> _LISTING_:
══════

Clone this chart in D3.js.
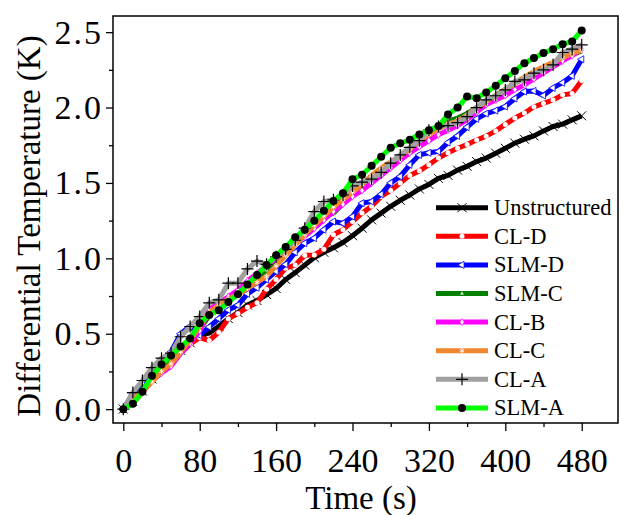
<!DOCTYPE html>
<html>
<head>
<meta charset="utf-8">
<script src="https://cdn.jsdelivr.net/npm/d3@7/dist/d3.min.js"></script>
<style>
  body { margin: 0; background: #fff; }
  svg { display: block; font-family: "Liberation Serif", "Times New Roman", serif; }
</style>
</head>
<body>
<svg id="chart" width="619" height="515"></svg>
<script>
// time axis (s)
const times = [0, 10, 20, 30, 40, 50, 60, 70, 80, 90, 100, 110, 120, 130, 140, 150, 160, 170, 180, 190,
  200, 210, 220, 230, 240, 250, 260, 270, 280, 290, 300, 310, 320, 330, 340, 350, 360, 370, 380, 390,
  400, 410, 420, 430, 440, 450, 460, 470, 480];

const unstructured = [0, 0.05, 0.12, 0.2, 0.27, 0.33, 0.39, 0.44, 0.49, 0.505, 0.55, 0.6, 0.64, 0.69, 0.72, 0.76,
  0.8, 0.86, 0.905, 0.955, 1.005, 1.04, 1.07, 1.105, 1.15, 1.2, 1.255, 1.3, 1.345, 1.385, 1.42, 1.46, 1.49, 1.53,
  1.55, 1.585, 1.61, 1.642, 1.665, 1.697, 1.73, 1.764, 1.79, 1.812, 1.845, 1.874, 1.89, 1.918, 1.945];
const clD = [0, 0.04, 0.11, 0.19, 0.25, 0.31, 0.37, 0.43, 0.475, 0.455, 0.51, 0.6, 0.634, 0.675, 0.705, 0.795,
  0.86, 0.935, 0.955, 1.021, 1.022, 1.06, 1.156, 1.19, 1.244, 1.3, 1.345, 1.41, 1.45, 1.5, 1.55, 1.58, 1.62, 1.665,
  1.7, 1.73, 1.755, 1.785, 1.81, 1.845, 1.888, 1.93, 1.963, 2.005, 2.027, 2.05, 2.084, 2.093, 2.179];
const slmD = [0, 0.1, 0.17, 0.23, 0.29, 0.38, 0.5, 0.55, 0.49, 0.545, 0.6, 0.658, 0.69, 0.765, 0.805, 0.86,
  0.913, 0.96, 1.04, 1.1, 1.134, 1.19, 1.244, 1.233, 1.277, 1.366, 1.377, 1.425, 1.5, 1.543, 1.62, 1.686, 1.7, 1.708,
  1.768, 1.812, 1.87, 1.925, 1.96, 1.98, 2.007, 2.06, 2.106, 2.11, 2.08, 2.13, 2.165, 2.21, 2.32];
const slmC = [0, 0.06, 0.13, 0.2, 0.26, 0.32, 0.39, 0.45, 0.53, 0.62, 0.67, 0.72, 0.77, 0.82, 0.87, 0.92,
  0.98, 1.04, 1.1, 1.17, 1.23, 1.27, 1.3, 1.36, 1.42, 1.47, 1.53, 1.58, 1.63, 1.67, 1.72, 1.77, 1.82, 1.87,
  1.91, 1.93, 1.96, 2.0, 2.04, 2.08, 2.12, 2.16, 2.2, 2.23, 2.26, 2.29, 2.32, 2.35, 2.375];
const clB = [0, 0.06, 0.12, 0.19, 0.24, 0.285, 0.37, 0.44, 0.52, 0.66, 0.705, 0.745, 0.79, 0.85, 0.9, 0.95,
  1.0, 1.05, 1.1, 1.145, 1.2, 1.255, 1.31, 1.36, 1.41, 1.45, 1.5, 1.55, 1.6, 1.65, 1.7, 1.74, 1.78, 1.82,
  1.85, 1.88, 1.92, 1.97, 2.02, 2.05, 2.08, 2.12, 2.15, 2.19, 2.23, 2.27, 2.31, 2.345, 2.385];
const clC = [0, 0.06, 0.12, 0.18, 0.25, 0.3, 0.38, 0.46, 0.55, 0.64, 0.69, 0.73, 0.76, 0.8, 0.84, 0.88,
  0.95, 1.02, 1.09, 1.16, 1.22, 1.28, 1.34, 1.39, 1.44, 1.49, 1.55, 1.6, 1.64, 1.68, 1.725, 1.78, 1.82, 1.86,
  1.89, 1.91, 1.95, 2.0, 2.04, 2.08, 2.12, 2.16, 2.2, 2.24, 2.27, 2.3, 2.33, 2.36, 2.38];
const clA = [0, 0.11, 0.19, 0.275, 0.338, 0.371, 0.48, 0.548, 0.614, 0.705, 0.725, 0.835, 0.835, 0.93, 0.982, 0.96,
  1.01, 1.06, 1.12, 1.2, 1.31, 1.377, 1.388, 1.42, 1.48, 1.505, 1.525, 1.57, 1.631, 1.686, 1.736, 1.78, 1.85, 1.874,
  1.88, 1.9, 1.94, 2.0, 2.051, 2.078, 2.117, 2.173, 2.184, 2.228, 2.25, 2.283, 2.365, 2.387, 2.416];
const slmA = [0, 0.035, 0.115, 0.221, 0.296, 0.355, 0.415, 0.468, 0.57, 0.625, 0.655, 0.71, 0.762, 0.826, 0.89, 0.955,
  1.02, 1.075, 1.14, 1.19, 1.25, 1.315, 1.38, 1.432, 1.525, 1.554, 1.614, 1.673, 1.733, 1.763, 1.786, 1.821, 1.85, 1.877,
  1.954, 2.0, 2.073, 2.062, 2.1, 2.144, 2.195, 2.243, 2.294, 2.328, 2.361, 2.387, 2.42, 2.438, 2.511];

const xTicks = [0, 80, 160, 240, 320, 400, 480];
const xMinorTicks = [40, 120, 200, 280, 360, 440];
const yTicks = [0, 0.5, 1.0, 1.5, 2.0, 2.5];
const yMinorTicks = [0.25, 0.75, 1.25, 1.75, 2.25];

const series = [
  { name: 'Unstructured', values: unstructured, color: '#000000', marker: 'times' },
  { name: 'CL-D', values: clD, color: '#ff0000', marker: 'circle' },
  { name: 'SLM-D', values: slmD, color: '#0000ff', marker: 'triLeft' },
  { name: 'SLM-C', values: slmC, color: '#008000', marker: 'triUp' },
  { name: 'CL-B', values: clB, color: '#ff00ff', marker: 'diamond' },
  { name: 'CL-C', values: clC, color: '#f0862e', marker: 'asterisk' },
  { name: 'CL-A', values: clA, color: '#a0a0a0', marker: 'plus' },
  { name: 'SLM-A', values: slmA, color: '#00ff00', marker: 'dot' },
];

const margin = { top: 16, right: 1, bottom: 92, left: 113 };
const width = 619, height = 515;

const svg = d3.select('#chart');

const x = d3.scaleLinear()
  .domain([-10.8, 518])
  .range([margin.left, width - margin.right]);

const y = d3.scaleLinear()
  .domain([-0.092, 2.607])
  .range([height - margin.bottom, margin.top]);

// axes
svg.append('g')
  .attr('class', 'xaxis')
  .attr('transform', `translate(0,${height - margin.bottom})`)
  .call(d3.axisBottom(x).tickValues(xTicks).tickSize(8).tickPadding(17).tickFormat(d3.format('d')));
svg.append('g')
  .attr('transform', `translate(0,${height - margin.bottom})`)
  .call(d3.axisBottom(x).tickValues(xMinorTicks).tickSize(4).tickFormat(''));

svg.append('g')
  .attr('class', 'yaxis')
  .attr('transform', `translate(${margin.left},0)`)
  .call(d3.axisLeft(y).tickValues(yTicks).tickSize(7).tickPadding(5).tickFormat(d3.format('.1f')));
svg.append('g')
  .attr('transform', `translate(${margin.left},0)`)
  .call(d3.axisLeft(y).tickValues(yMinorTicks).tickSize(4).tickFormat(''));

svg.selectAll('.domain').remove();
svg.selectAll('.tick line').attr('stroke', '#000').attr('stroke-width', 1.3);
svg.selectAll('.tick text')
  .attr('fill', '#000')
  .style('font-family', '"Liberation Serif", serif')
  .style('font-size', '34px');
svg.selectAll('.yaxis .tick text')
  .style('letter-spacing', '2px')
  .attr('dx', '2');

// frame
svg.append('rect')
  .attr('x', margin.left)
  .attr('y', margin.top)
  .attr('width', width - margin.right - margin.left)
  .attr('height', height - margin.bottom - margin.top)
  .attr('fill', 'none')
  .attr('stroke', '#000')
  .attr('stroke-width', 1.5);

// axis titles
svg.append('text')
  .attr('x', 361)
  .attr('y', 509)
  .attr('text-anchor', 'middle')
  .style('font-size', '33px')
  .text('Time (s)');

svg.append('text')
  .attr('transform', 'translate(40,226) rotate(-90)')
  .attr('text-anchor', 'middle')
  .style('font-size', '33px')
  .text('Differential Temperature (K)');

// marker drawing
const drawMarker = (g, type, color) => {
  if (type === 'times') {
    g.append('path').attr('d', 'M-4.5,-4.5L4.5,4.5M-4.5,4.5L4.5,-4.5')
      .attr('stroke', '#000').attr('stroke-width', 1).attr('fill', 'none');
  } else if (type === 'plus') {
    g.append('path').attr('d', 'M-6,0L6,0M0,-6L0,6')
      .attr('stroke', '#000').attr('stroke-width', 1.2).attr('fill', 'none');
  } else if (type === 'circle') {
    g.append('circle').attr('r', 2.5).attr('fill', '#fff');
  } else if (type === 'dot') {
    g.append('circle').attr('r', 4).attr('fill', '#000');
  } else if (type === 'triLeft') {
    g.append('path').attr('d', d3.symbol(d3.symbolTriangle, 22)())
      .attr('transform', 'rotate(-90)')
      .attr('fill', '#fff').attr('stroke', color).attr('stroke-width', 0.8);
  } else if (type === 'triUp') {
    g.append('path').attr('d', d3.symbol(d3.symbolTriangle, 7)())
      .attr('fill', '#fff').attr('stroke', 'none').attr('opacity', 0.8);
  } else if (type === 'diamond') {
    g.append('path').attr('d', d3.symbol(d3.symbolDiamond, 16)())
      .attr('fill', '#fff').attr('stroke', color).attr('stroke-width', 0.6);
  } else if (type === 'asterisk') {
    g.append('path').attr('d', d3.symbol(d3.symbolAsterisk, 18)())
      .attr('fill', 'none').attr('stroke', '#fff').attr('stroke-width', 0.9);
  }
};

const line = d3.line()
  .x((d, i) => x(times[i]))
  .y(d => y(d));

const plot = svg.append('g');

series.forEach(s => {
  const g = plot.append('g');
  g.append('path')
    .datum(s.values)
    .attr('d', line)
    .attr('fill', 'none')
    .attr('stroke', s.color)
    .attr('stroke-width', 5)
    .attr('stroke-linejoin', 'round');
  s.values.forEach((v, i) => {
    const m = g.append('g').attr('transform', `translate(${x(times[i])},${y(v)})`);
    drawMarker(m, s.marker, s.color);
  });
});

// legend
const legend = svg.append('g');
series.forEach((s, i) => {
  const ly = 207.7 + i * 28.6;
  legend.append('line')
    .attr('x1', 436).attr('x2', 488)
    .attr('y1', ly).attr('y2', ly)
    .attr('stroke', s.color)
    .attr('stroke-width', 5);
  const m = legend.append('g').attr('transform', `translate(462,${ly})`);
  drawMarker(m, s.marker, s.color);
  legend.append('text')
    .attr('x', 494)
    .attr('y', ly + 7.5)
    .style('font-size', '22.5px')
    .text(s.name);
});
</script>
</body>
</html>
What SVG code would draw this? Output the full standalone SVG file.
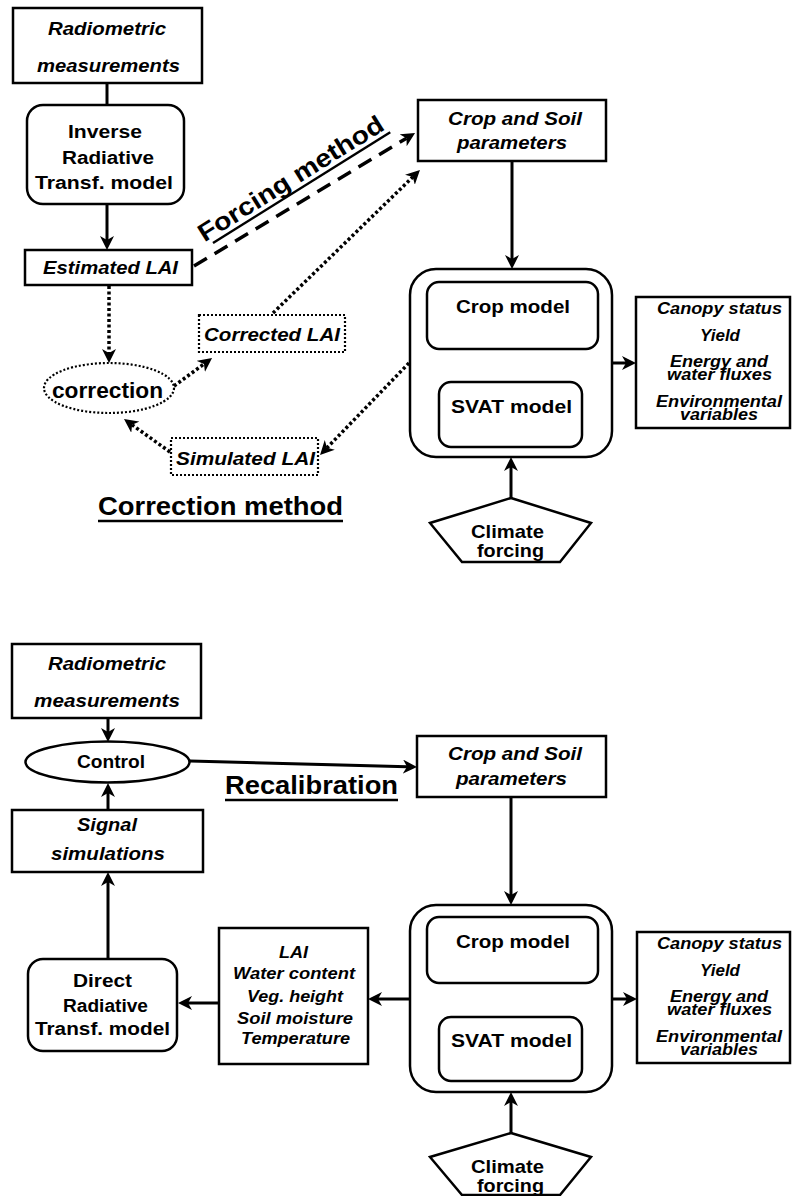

══════

> _REQUIRED WORK_:
Please quote the lines of the material, beginning with the first and ending with the one that contains "400, 410, 420, 430, 440, 450, 460, 470, 480];", exactly as written and without any pictures.

> _PROBLEM SOLUTION_:
Clone this chart in D3.js.
<!DOCTYPE html>
<html>
<head>
<meta charset="utf-8">
<script src="https://cdn.jsdelivr.net/npm/d3@7/dist/d3.min.js"></script>
<style>
  body { margin: 0; background: #fff; }
  svg { display: block; font-family: "Liberation Serif", "Times New Roman", serif; }
</style>
</head>
<body>
<svg id="chart" width="619" height="515"></svg>
<script>
// time axis (s)
const times = [0, 10, 20, 30, 40, 50, 60, 70, 80, 90, 100, 110, 120, 130, 140, 150, 160, 170, 180, 190,
  200, 210, 220, 230, 240, 250, 260, 270, 280, 290, 300, 310, 320, 330, 340, 350, 360, 370, 380, 390,
  400, 410, 420, 430, 440, 450, 460, 470, 480];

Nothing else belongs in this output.